### SET TASK
Copy the data below exactly, omitting any picture it contains.

********************

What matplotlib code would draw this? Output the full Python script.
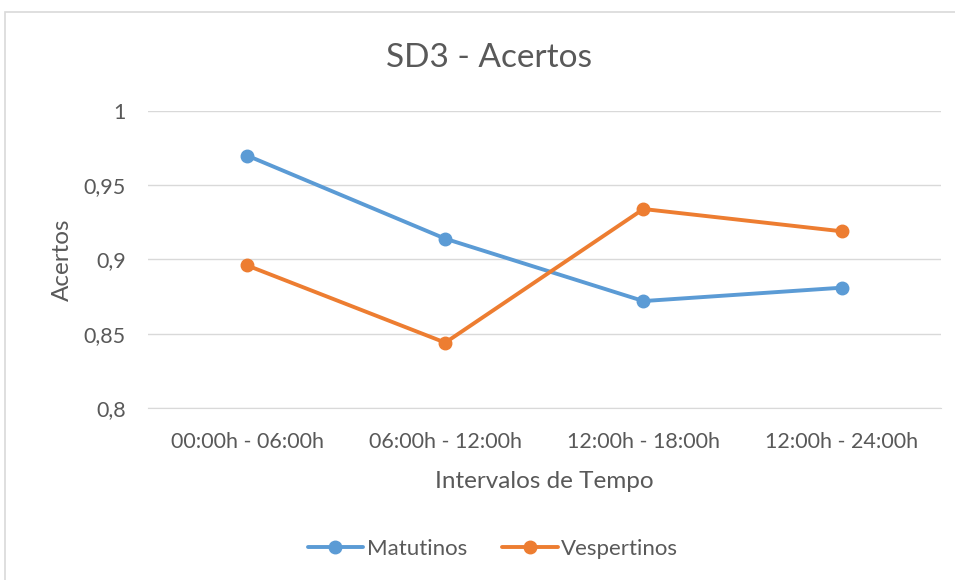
import matplotlib
matplotlib.use('Agg')
import matplotlib.pyplot as plt
from matplotlib.patches import Rectangle

# Data
intervalos = ['00:00h - 06:00h', '06:00h - 12:00h', '12:00h - 18:00h', '12:00h - 24:00h']
matutinos = [0.970, 0.914, 0.872, 0.881]
vespertinos = [0.896, 0.844, 0.934, 0.919]

plt.rcParams['font.family'] = ['Lato', 'DejaVu Sans']
text_color = '#595959'

fig = plt.figure(figsize=(9.55, 5.8), dpi=100)
ax = fig.add_axes([0.155, 0.2966, 0.830, 0.512])

# light outer frame like the spreadsheet chart area
fig.patches.append(Rectangle((5 / 955, -0.01), 1.0, 1 - 12 / 580 + 0.01,
                             transform=fig.transFigure, fill=False,
                             edgecolor='#d9d9d9', linewidth=1.2))

x = range(len(intervalos))
ax.plot(x, matutinos, color='#5b9bd5', linewidth=2.8, marker='o', markersize=9,
        label='Matutinos', solid_capstyle='round')
ax.plot(x, vespertinos, color='#ed7d31', linewidth=2.8, marker='o', markersize=9,
        label='Vespertinos', solid_capstyle='round')

ax.set_xlim(-0.5, 3.5)
ax.set_ylim(0.8, 1.0)
ax.set_yticks([0.8, 0.85, 0.9, 0.95, 1.0])
ax.set_yticklabels(['0,8', '0,85', '0,9', '0,95', '1'])
ax.set_xticks(list(x))
ax.set_xticklabels(intervalos)
ax.grid(axis='y', color='#d9d9d9', linewidth=1)
ax.set_axisbelow(True)
for s in ['top', 'right', 'left']:
    ax.spines[s].set_visible(False)
ax.spines['bottom'].set_color('#d9d9d9')
ax.tick_params(length=0, labelsize=15.5, colors=text_color)
ax.tick_params(axis='x', pad=17)
ax.tick_params(axis='y', pad=16)

fig.text(489 / 955, 1 - 58 / 580, 'SD3 - Acertos', fontsize=24, color=text_color,
         ha='center', va='center')

ax.set_xlabel('Intervalos de Tempo', fontsize=17.5, color=text_color, va='center')
ax.xaxis.set_label_coords(0.5, -0.246)
ax.set_ylabel('Acertos', fontsize=17.5, color=text_color, va='center')
ax.yaxis.set_label_coords(-0.108, 0.5)

leg = fig.legend(loc='center', bbox_to_anchor=(493 / 955, 1 - 549 / 580), ncol=2,
                 frameon=False, fontsize=16, handlelength=2.5, columnspacing=1.6,
                 handletextpad=0.15)
for t in leg.get_texts():
    t.set_color(text_color)

fig.savefig('out.png', dpi=100)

********************

### FULL ANSWER
What matplotlib code would draw this? Output the full Python script.
import matplotlib
matplotlib.use('Agg')
import matplotlib.pyplot as plt
from matplotlib.patches import Rectangle

# Data
intervalos = ['00:00h - 06:00h', '06:00h - 12:00h', '12:00h - 18:00h', '12:00h - 24:00h']
matutinos = [0.970, 0.914, 0.872, 0.881]
vespertinos = [0.896, 0.844, 0.934, 0.919]

plt.rcParams['font.family'] = ['Lato', 'DejaVu Sans']
text_color = '#595959'

fig = plt.figure(figsize=(9.55, 5.8), dpi=100)
ax = fig.add_axes([0.155, 0.2966, 0.830, 0.512])

# light outer frame like the spreadsheet chart area
fig.patches.append(Rectangle((5 / 955, -0.01), 1.0, 1 - 12 / 580 + 0.01,
                             transform=fig.transFigure, fill=False,
                             edgecolor='#d9d9d9', linewidth=1.2))

x = range(len(intervalos))
ax.plot(x, matutinos, color='#5b9bd5', linewidth=2.8, marker='o', markersize=9,
        label='Matutinos', solid_capstyle='round')
ax.plot(x, vespertinos, color='#ed7d31', linewidth=2.8, marker='o', markersize=9,
        label='Vespertinos', solid_capstyle='round')

ax.set_xlim(-0.5, 3.5)
ax.set_ylim(0.8, 1.0)
ax.set_yticks([0.8, 0.85, 0.9, 0.95, 1.0])
ax.set_yticklabels(['0,8', '0,85', '0,9', '0,95', '1'])
ax.set_xticks(list(x))
ax.set_xticklabels(intervalos)
ax.grid(axis='y', color='#d9d9d9', linewidth=1)
ax.set_axisbelow(True)
for s in ['top', 'right', 'left']:
    ax.spines[s].set_visible(False)
ax.spines['bottom'].set_color('#d9d9d9')
ax.tick_params(length=0, labelsize=15.5, colors=text_color)
ax.tick_params(axis='x', pad=17)
ax.tick_params(axis='y', pad=16)

fig.text(489 / 955, 1 - 58 / 580, 'SD3 - Acertos', fontsize=24, color=text_color,
         ha='center', va='center')

ax.set_xlabel('Intervalos de Tempo', fontsize=17.5, color=text_color, va='center')
ax.xaxis.set_label_coords(0.5, -0.246)
ax.set_ylabel('Acertos', fontsize=17.5, color=text_color, va='center')
ax.yaxis.set_label_coords(-0.108, 0.5)

leg = fig.legend(loc='center', bbox_to_anchor=(493 / 955, 1 - 549 / 580), ncol=2,
                 frameon=False, fontsize=16, handlelength=2.5, columnspacing=1.6,
                 handletextpad=0.15)
for t in leg.get_texts():
    t.set_color(text_color)

fig.savefig('out.png', dpi=100)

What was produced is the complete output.